Pitch Exclusive: The Blackberry dilemma

In its pursuit to reach out to a larger consumer segment, Blackberry is going increasingly mass. But the question is, how can Blackberry become a mainstream choice without losing its exclusivity...

e4m by Pallavi Srivastava
Updated: May 16, 2011 9:51 AM
Pitch Exclusive: The Blackberry dilemma

Research in Motion (RIM), the maker of Blackberry, has been focusing on stepping out of the boardrooms and making a space for itself in the mid-segment. Currently, Blackberry is doing pretty well in the Indian market. It has successfully managed to step out of the corporate boardroom and has become a mainstream choice. But in this pursuit, the brand has lost its exclusivity. The dilemma for Blackberry is how it should reach out to a larger consumer segment and yet maintain its snob value and exclusive image.

The reason behind Blackberry’s huge success is the fact that it was one of the early movers in the smart phone space and had a differentiated offering.

In the effort to expand its reach, a couple of months back RIM slashed the price of Blackberry Curve 8520. In fact, it was for the first time that a Blackberry handset was available at a price below Rs 10,000. The brand at the same time has made an effort to shift its positioning too. The popular Vodafone ‘Blackberry Boys’ campaign was an effort in that direction. In a more recent Airtel BBM (Blackberry Messenger) TVC, some boys in a dormitory use BBM to communicate at night, much to the confusion of their warden. The strategy from Blackberry is simple. They are making an effort to come out of the black suit image they were confined to, to increase volumes. Blackberry has more than 10 lakh users currently in India.

Blackberry’s approach in India is to focus on the young users, which is the most lucrative segment and the largest too. Sample this: More than 60 crore people in India are currently below the age of 30. That’s half of India’s total population. Moreover, this is the segment that likes to be connected to the world all the time. And that’s why BBM has become an important selling point between the younger generations to be in touch with their friends across the world at no cost.

KJ Singh, CEO & Co-Founder, Evolve Brands (an independent marketing services company), agrees, “Today’s youth find BBM a very handy tool to keep in touch with their friends through Facebook and other social networking sites, games, music and chat rather than being bound to laptop/ desktop for the same purpose. One of the most attractive features of Blackberry is that BBM allows a free chat platform across the world.” Thus, targeting this segment will help in expanding the smart phone market in India, which is currently 15 per cent of the entire handset market.

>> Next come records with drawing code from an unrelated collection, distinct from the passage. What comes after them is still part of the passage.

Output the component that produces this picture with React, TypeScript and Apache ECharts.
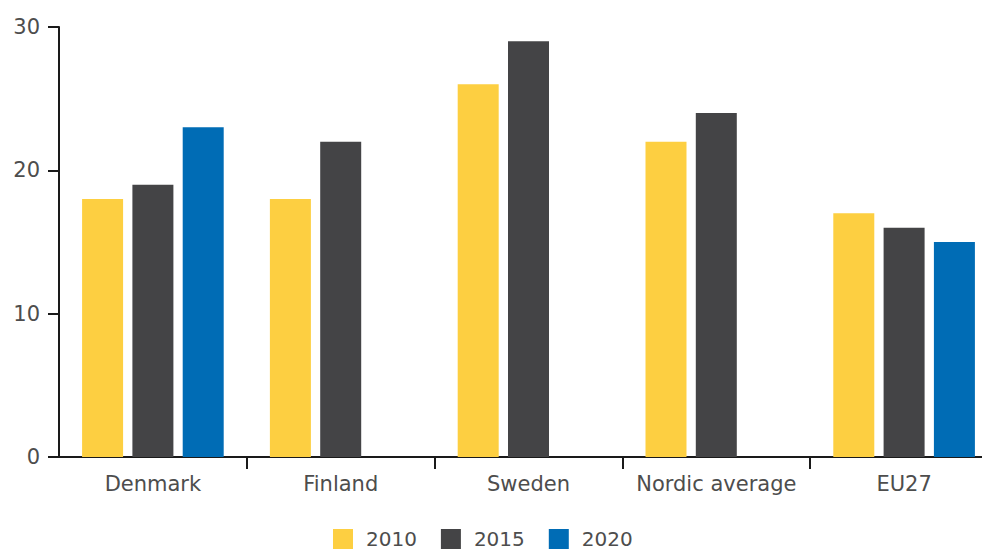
import React, { useEffect, useRef } from "react";
import * as echarts from "echarts";

const categories = ["Denmark", "Finland", "Sweden", "Nordic average", "EU27"];
const seriesNames = ["2010", "2015", "2020"];
const values2010 = [18, 18, 26, 22, 17];
const values2015 = [19, 22, 29, 24, 16];
const values2020: (number | null)[] = [23, null, null, null, 15];
const colors = ["#FDCF41", "#444446", "#006CB5"];
const yTicks = { min: 0, max: 30, interval: 10 };

const FONT = "DejaVu Sans";

export default function App() {
  const ref = useRef<HTMLDivElement>(null);
  useEffect(() => {
    if (!ref.current) return;
    const chart = echarts.init(ref.current, undefined, { renderer: "svg" });
    const data = [values2010, values2015, values2020];
    chart.setOption({
      animation: false,
      textStyle: { fontFamily: FONT },
      grid: { left: 59, top: 27, width: 939, bottom: 556 - 457 },
      legend: {
        top: 529,
        left: 333,
        padding: 0,
        icon: "rect",
        itemWidth: 20,
        itemHeight: 20,
        itemGap: 24,
        textStyle: { fontFamily: FONT, fontSize: 20, color: "#4d4d4d", padding: [0, 0, 0, 8] },
        data: seriesNames,
      },
      xAxis: {
        type: "category",
        data: categories,
        axisLine: { lineStyle: { color: "#1a1a1a", width: 2 } },
        axisTick: {
          show: true,
          length: 12,
          lineStyle: { color: "#1a1a1a", width: 2 },
          interval: (index: number) => index !== 0,
        },
        axisLabel: { interval: 0, fontFamily: FONT, fontSize: 21, color: "#4d4d4d", margin: 16 },
      },
      yAxis: {
        type: "value",
        min: yTicks.min,
        max: yTicks.max,
        interval: yTicks.interval,
        splitLine: { show: false },
        axisLine: { show: true, lineStyle: { color: "#1a1a1a", width: 2 } },
        axisTick: { show: true, length: 11, lineStyle: { color: "#1a1a1a", width: 2 } },
        axisLabel: { fontFamily: FONT, fontSize: 21, color: "#4d4d4d", margin: 19 },
      },
      series: seriesNames.map((name, i) => ({
        name,
        type: "bar",
        data: data[i],
        barWidth: 41,
        barGap: "22.7%",
        itemStyle: { color: colors[i] },
      })),
    });
    return () => chart.dispose();
  }, []);
  return (
    <div style={{ width: 982, height: 556, position: "absolute", left: 0, top: 0, overflow: "hidden" }}>
      <div ref={ref} style={{ width: 1010, height: 556 }} />
    </div>
  );
}
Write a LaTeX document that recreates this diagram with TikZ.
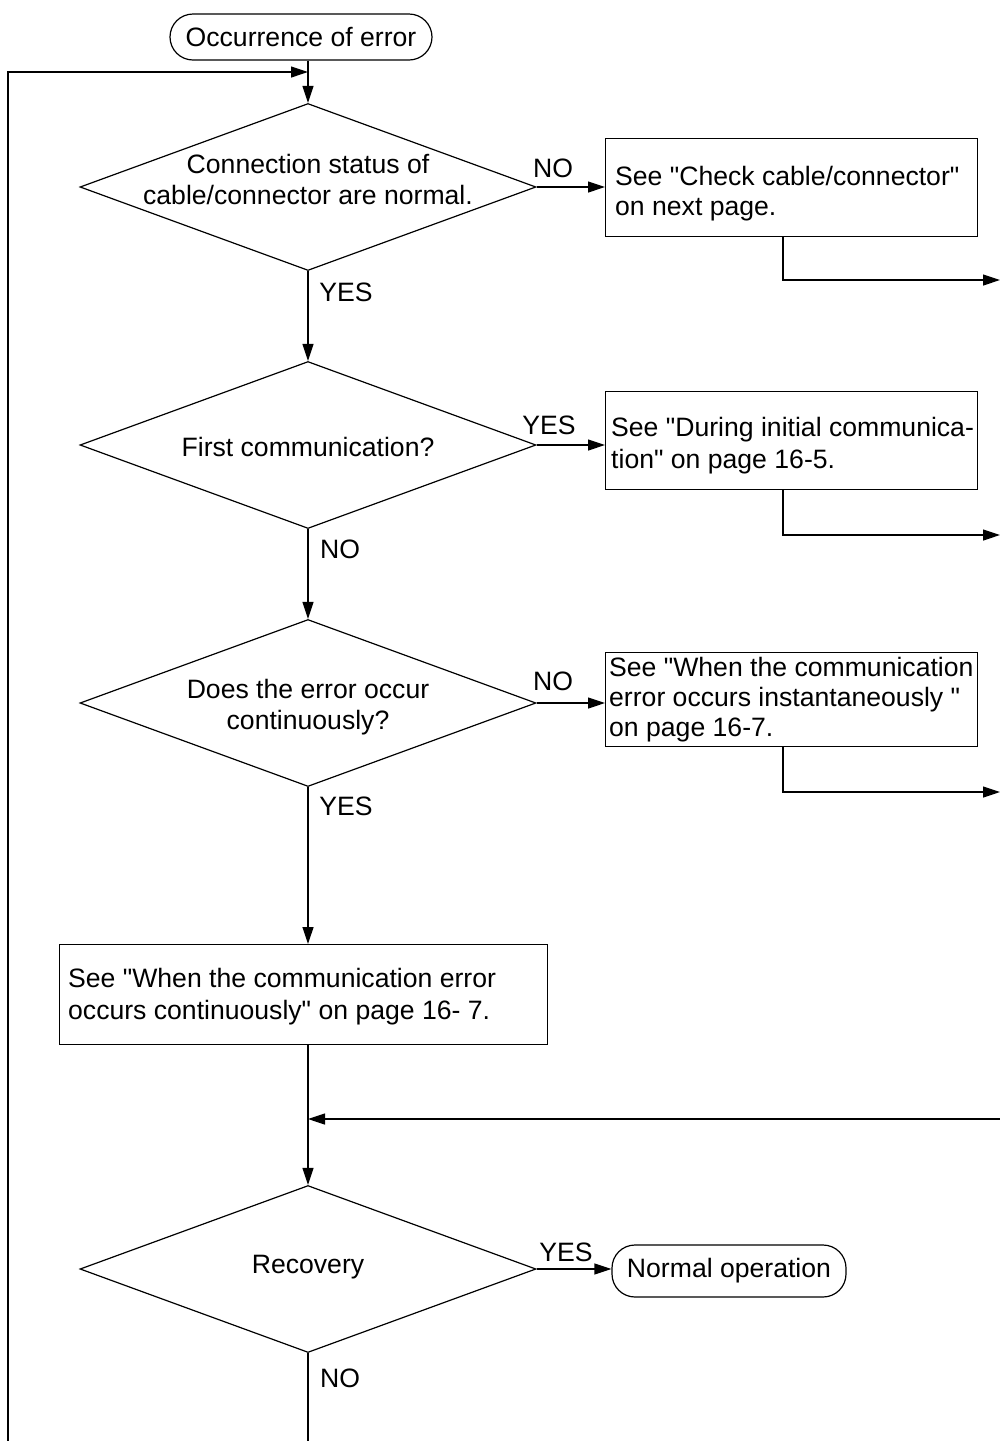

Going mass Vs maintaining brand equity
But a larger question here is – won’t it dilute Blackberry’s brand equity? Naresh Gupta, National Planning Director, Cheil Worldwide SW Asia, said, “Blackberry has lost its premium image. This is a harsh reality for brands that want to go mass in India. But if numbers are a concern, it pays to lose the premium edge. If the company had stayed premium in imagery, it would have remained a niche player.”

So, how does one balance out the pursuit to get numbers and retain the premium imagery as well? Competitor brands like Samsung and Nokia have done this smartly in India. Both the brands offer phones from the very entry level to the most premium level by creating sub brands to cater to the needs of different segments. Take Nokia, for instance, it has its E series smart phones, which are mid and premium handsets, while the C series caters to the lower end of the smart phone market. Similarly, Samsung has its range of smart phones under three sub-brands Galaxy, Omnia and Wave. All the three ranges have different operating systems and cater to different consumer segments. This way, these brands are able to cater to a larger set of consumers without the threat of diluting the brand positioning. In contrast, RIM is relying only on Blackberry. Jagdeep Kapoor, Chairman & Managing Director, Samsika Marketing Consultants, has a different point of view. He asked, “Why do you need a sub-brand if you have a strong mother brand to encash on?”

With the snob value gone too, corporate world is looking beyond Blackberry and the brand may end up losing its crème customers. In a key market like the US, most of the buys for the brand are for low-end models, which is affecting the margins despite the booming smart phone market. Blackberry’s share in the US smart phone market fell to 15 per cent in the first quarter of 2011 from 37 per cent in the same period last year (The Nielsen).

The real test for this brand in India will start now. And the fate will depend a lot on how it handles new launches and how smartly it works out the positioning of the brand. Also, how the company differentiates its high end models from the low ones.